What is a billability rate and why does it matter for freelancers?
Billability rate is the percentage of your working hours that are actually billed to clients. A 70% billability rate means 30% of your time goes to admin, marketing, client communication, invoicing, and professional development. Most freelancers overestimate this — tracking time for a month often reveals rates of 50–65%. A lower billability rate means you need a higher hourly rate to hit your income goals: at 50% vs 70% billability, your required rate increases by 40%.
How do I price a fixed-fee project as a freelancer?
Estimate the hours the project will take, multiply by your hourly rate, then add a scope buffer of 15–25% to account for revisions, unclear requirements, and unexpected complexity. For rush projects (less than half the normal timeline), add a 25–50% rush premium. Always define deliverables, revision rounds, and out-of-scope conditions in writing before starting. Charging less than your hourly minimum for fixed projects is a business loss, not a strategy.
Why should freelancers charge more than equivalent employees?

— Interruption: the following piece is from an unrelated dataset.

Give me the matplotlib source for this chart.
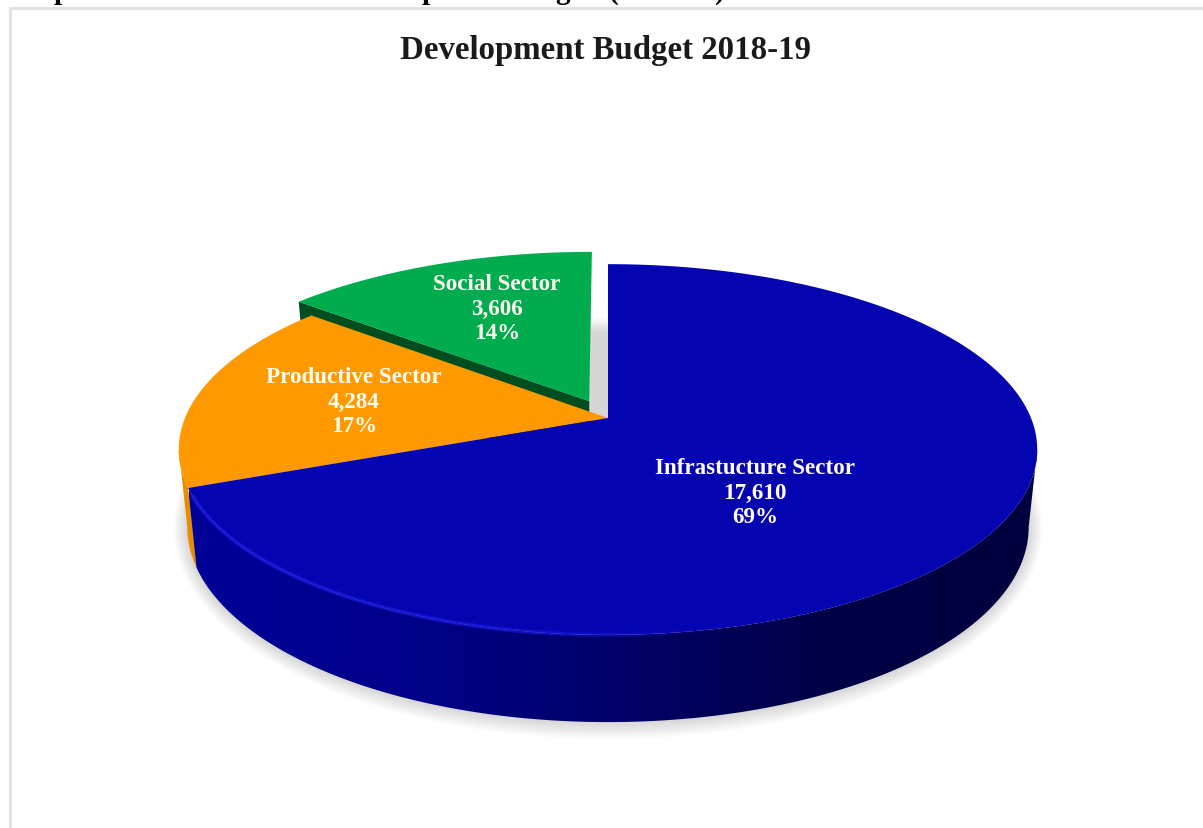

A freelancer charging $75/hour earns much less than an employee at $75/hour, because freelancers pay both sides of FICA (employees pay 7.65%, employers pay 7.65% — freelancers pay both: 15.3%). Freelancers also fund their own health insurance, retirement, equipment, software, professional development, and have no paid vacation or sick days. A freelancer needs to earn roughly 1.3–1.5× an equivalent employee salary just to break even on total compensation — before factoring in business risk and income volatility.